Between now and November 2008, natural gas prices are expected to remain within a $5-10 band, according to Pace Global Energy Services. However, developments in the power and gas sectors suggest excursions from that trend could range from a low of $2.50 to a high of $20/MMBtu, said Art Holland, Pace director of power and forecasting. Such wide travel in prices is quite unlikely but possible, he said.
Speaking at GasMart 2007 in Chicago last week, Holland described gas and power markets whose futures are intertwined, with gas prices largely influenced by gas-fired generation demand, power largely influenced by gas prices, and both subject to the whims of Mother Nature.
“Energy prices are and increasingly will be volatile and highly uncertain, and any energy-related decision must incorporate and acknowledge that uncertainty,” he said.
Influencing the outlook for energy prices is a number of factors, including the potential for legislation to limit emissions of greenhouse gases (GHG); the development of clean coal technologies, such as integrated gasification combined-cycle (IGCC) generation and carbon capture and sequestration; the further development of renewable energy sources; and the market penetration of demand-side resources, e.g. load shedding.
Weather enters the picture on two fronts: temperature-driven demand for power (to run air conditioning) and weather’s effect on the level of gas in storage.
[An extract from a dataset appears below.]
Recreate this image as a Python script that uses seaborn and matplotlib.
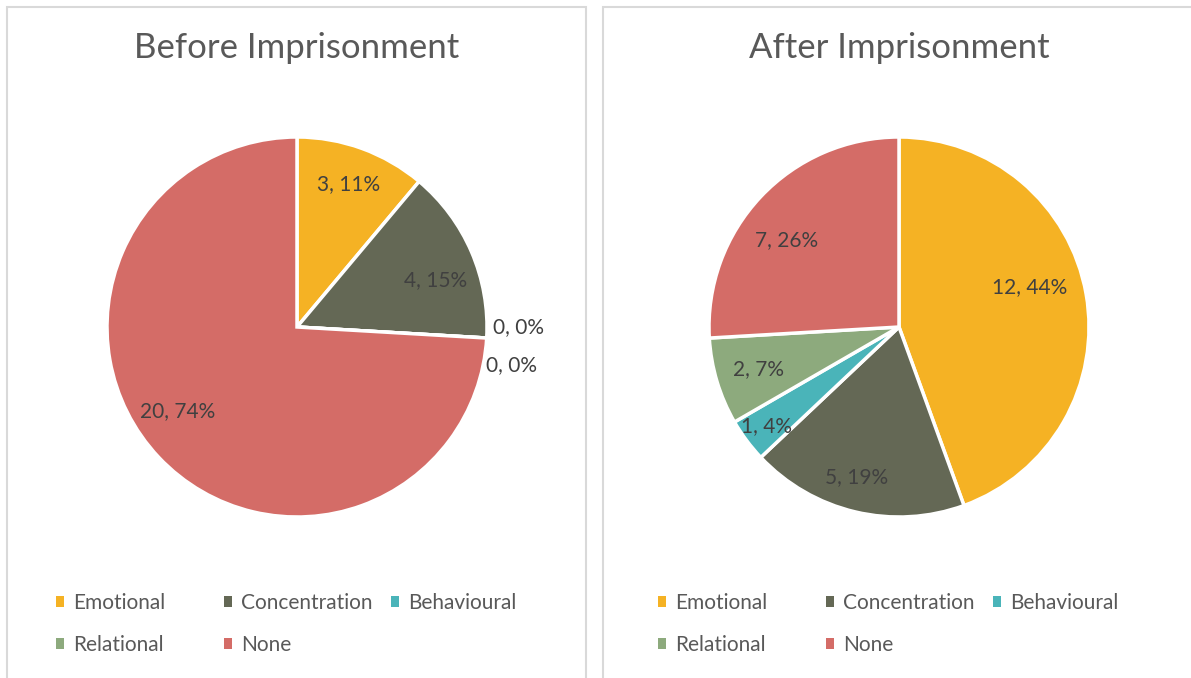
import numpy as np
import matplotlib
matplotlib.use("Agg")
import matplotlib.pyplot as plt
from matplotlib.patches import Rectangle, Patch
import seaborn as sns

categories = ['Emotional', 'Concentration', 'Behavioural', 'Relational', 'None']
before_counts = [3, 4, 0, 0, 20]
after_counts = [12, 5, 1, 2, 7]
titles = ['Before Imprisonment', 'After Imprisonment']

_colors = ['#F5B224', '#646855', '#4AB4B9', '#8DAA7D', '#D46C67']

W, H = 1191, 678

sns.set_theme(style='white')
plt.rcParams['font.family'] = ['Lato', 'DejaVu Sans']

fig = plt.figure(figsize=(W / 100, H / 100), dpi=100)
fig.patch.set_facecolor('white')

# panel frames (bottom / right edges run off the picture)
for x0, x1 in [(7, 586), (603, 1200)]:
    fig.patches.append(Rectangle((x0 / W, -0.05), (x1 - x0) / W, 1 - 7 / H + 0.05,
                                 transform=fig.transFigure, fill=False,
                                 edgecolor='#D9D9D9', linewidth=1.5))

# label placement per slice (Excel "best fit" like): radius and angle nudge
label_r = [[0.8, 0.77, 1.17, 1.17, 0.77], [0.72, 0.82, 0.87, 0.77, 0.75]]
label_da = [[0, -4.5, 0, 0, -8.3], [7, -2.3, 0, 0, 5.7]]
zero_shift = [(0.0, 0.07), (-0.04, -0.13)]

cx_list = [297, 899]
cy, rad = 327, 190

for k, counts in enumerate([before_counts, after_counts]):
    cx = cx_list[k]
    ax = fig.add_axes([(cx - rad) / W, 1 - (cy + rad) / H, 2 * rad / W, 2 * rad / H])
    total = sum(counts)
    wedges, _ = ax.pie(counts, colors=_colors, startangle=90, counterclock=False,
                       radius=1, wedgeprops=dict(edgecolor='white', linewidth=2.5))
    ax.set_xlim(-1, 1)
    ax.set_ylim(-1, 1)
    ax.axis('off')
    nz = 0
    for i, w in enumerate(wedges):
        n = counts[i]
        pct = int(round(100 * n / total))
        mid = np.deg2rad((w.theta1 + w.theta2) / 2 + label_da[k][i])
        r = label_r[k][i]
        x, y = r * np.cos(mid), r * np.sin(mid)
        if n == 0:
            x += zero_shift[nz][0]
            y += zero_shift[nz][1]
            nz += 1
        ax.text(x, y, f'{n}, {pct}%', ha='center', va='center',
                fontsize=15, color='#404040', clip_on=False)

    fig.text(cx / W, 1 - 48 / H, titles[k], ha='center', va='center',
             fontsize=25, color='#595959')

    # legend, Excel style rows
    col_x = [56, 224, 391]
    row_y = [603, 645]
    off = 602 * k
    for i, cat in enumerate(categories):
        row, col = divmod(i, 3)
        h = Patch(facecolor=_colors[i], edgecolor='none')
        fig.legend(handles=[h], labels=[cat], loc='center left',
                   bbox_to_anchor=((col_x[col] + off) / W, 1 - row_y[row] / H),
                   frameon=False, fontsize=15, handlelength=0.4, handleheight=0.4,
                   handletextpad=0.4, borderpad=0, borderaxespad=0,
                   labelcolor='#595959')

fig.savefig('out.png', dpi=100, facecolor='white')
And because of its influence on gas prices, the gas storage level indirectly influences price-sensitive demand for gas to fuel power generation.
“Finally, there is the issue of sectoral price elasticity of demand,” said Holland. “What I mean by that is while industrial consumers may have some options if gas prices go extremely high: they can change production schedules; they may have other fuel options. In the utility or power sector you may not have a choice because if the available supply that you have to meet load is gas-fired and the price of gas is very high, you don’t have the choice of changing your production schedule. You have the choice of serving your load or not serving your load. And as we saw back in the late ’90s, the value of lost load can drive that decision to drive prices up to the thousands of dollars per megawatt hour for a short period of time.”
As for new generation development, Pace is predicting a relatively balanced portfolio of fossil and renewable technologies. While nuclear, conventional coal, IGCC and natural gas are all very much in the running, gas is projected to account for about 34% of the generation mix in 2025, according to Pace. “Over the long-term and short-term, a good share of new generating capacity is expected to be gas-fired,” Holland said. “New gas-fired capacity is particularly important for urban areas, both for environmental reasons and because that is where the demand is emerging for new capacity.”
Holland highlighted Northern California, the southeastern part of the PJM Interconnection (the Baltimore Gas and Electric and PEPCO service territories), New York City and Houston as areas most in need of new generating capacity. “I don’t want to lead you to believe that the lights are going to go out in these regions,” he said. “I don’t think the lights will go out, but you will see some power price impacts of these shortages if new supplies aren’t brought on fairly soon.”
In Texas, for instance — where TXU Corp. has found that planning new coal plants and actually building them are two entirely different things — where one looks is what determines whether gas- or coal-fired generation is the most economically favorable. In the northern part of the Electric Reliability Council of Texas (ERCOT), TXU’s Dallas-area stomping ground, coal is clearly favored from an economic standpoint. In ERCOT gas-fired generation sets the marginal price for power and coal plants, with their lower relative fuel costs, can do quite well.
However, it’s the Houston area of ERCOT where new power generation is most needed, and Houston is a Clean Air Act nonattainment zone. So while economics favor coal-fired generation in northern ERCOT, “the reality of the environmental situation and the location of the need for new capacity in primarily urban areas means that a lot of that new capacity could in fact be gas-fired,” Holland said.
However, in northern Illinois, for example, where there is not a great demand for new generating capacity currently, the economics of coal- and gas-fired plants are about even, so Holland said the two could be developed in tandem in the coming years.
The addition of renewable resources is, to a certain degree, an alternative to new gas-fired generation, Holland said. However, renewables can be something of a wild card where energy prices are concerned. Most renewables, such as solar and wind, are intermittent, meaning backup power is required to carry the market through periods of darkness and windlessness, and this is a potential source of increased volatility.
Further adding to volatility is the profile of North American gas demand. The industrial sector, which has historically been baseload demand, is exhibiting flat or declining growth. “The increase that you’re going to see from the power generation sector is highly volatile demand, and it will become increasingly volatile as new renewable resources come into commercial operation,” Holland said.